*Data*:

== == ==

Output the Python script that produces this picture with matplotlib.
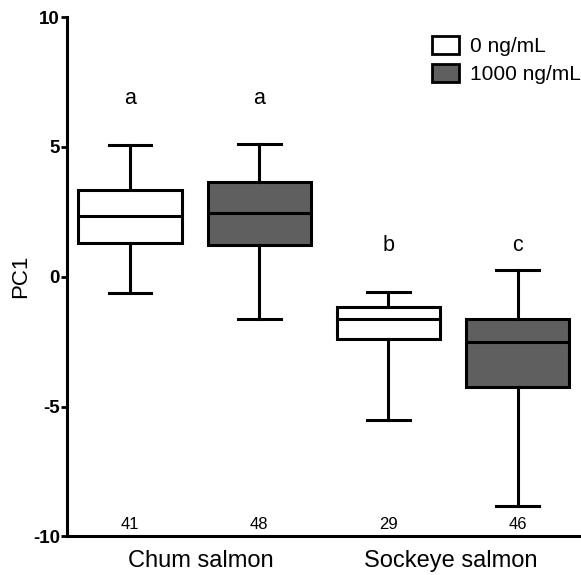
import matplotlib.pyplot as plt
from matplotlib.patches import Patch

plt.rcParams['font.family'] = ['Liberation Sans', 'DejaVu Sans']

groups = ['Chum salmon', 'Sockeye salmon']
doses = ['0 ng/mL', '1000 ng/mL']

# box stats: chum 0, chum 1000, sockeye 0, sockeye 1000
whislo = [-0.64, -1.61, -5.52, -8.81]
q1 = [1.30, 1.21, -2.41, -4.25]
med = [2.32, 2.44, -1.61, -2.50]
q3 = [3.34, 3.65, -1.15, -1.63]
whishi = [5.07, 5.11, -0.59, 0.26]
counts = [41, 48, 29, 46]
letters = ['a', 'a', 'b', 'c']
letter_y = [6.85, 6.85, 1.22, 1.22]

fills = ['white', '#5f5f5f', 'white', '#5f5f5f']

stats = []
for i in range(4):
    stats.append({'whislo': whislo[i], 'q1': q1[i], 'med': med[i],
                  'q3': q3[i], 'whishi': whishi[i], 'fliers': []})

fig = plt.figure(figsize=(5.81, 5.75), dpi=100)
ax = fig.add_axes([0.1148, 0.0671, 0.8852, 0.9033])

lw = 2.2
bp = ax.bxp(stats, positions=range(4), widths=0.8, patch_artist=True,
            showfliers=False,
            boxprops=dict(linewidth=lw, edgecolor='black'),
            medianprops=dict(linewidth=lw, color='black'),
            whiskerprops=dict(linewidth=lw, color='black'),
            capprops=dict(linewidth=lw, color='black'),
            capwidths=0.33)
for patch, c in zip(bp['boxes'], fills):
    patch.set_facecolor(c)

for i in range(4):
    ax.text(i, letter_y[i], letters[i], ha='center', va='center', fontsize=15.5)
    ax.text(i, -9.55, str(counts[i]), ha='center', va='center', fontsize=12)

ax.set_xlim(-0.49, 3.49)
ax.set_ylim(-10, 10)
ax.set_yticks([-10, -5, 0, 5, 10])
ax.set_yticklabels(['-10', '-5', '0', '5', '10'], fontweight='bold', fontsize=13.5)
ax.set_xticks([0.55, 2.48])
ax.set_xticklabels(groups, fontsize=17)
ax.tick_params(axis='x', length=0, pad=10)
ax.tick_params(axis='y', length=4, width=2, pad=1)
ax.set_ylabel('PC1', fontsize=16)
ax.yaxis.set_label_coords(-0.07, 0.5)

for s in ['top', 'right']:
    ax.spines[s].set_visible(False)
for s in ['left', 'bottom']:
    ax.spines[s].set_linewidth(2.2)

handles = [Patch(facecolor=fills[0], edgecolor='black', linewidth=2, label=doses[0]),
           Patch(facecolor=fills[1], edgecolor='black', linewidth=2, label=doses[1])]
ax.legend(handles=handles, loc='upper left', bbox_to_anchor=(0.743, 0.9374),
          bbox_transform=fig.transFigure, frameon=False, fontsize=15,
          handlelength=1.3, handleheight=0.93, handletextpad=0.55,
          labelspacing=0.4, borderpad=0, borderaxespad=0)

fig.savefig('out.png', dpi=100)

== == ==

*Instructions for the task*: Leave out the pictures, then repeat the listing above exactly from its first line to the line with "doses = ['0 ng/mL', '1000 ng/mL']", inclusive.

*Output*:
Output the Python script that produces this picture with matplotlib.
import matplotlib.pyplot as plt
from matplotlib.patches import Patch

plt.rcParams['font.family'] = ['Liberation Sans', 'DejaVu Sans']

groups = ['Chum salmon', 'Sockeye salmon']
doses = ['0 ng/mL', '1000 ng/mL']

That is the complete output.